── Input rows ──

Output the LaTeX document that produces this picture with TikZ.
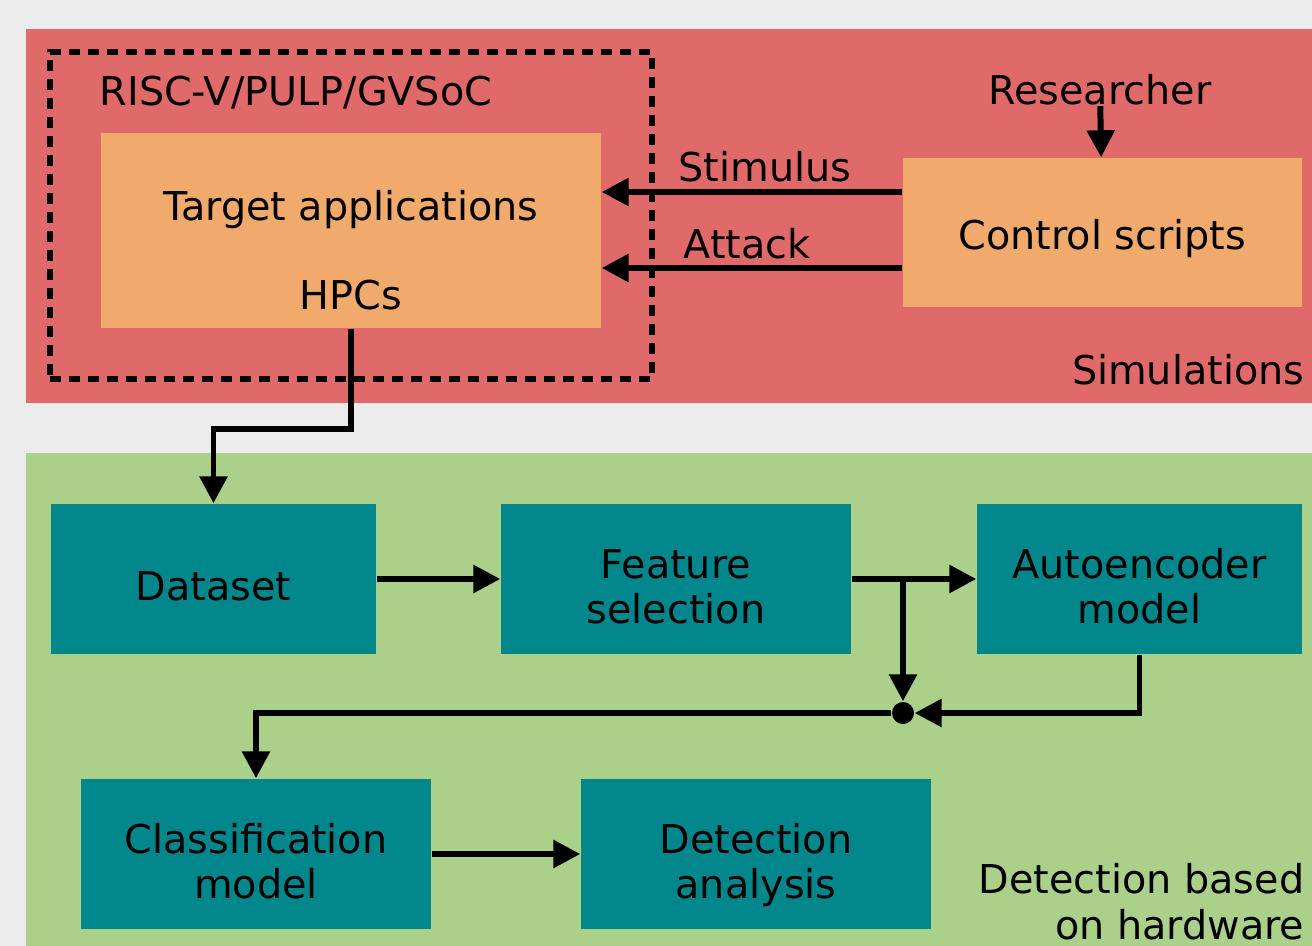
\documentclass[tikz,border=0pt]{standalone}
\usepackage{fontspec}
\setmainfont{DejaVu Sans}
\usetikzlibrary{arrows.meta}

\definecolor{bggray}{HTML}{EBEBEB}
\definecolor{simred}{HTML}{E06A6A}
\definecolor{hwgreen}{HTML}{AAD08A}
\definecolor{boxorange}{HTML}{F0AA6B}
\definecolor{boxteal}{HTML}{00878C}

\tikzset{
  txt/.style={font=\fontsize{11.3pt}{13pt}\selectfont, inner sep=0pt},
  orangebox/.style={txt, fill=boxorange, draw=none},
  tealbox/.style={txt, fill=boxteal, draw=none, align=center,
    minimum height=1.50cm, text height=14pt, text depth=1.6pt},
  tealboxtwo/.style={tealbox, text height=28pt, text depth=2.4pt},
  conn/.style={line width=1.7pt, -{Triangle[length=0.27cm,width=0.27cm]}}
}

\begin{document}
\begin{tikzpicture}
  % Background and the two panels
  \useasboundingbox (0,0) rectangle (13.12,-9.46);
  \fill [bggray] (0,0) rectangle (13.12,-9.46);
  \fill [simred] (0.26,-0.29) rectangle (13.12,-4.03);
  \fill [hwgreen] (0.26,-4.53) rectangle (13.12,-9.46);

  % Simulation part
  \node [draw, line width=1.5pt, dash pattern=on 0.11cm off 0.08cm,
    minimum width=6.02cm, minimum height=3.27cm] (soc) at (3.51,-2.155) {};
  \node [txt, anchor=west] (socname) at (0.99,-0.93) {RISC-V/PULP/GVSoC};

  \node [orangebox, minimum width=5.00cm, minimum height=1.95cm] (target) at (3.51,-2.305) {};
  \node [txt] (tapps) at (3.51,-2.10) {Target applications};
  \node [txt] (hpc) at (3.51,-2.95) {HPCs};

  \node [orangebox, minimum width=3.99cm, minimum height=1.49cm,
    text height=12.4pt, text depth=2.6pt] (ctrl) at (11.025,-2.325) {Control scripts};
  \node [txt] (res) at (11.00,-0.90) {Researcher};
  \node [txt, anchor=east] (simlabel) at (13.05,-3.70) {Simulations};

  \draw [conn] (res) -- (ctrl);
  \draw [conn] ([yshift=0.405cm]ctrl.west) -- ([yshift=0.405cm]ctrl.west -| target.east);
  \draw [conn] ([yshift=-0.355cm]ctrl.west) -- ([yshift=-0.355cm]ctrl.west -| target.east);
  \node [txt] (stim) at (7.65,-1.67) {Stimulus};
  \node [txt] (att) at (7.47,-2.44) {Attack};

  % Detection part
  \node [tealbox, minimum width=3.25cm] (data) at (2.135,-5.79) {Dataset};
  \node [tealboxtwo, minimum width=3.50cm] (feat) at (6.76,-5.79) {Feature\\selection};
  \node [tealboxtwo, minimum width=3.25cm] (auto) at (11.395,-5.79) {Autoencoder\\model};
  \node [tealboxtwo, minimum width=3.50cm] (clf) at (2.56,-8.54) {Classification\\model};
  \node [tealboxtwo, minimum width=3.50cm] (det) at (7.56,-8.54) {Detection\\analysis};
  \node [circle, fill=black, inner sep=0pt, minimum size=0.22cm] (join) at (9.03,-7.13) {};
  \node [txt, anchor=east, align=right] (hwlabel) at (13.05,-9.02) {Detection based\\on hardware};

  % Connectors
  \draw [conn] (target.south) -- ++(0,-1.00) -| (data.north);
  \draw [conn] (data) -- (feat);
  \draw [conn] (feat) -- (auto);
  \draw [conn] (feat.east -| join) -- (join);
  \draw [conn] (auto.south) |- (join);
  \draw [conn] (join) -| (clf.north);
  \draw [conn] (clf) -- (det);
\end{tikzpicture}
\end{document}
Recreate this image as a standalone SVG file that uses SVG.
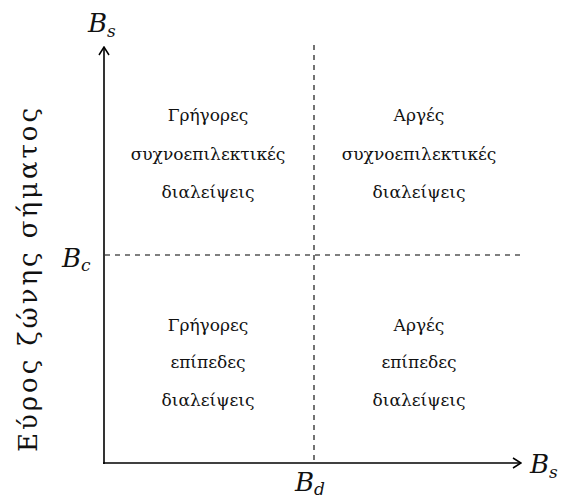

───

Gather every line containing the word "that" and copy it.

Output the LaTeX document that produces this picture with TikZ.
Recreate this image as a standalone SVG file that uses SVG.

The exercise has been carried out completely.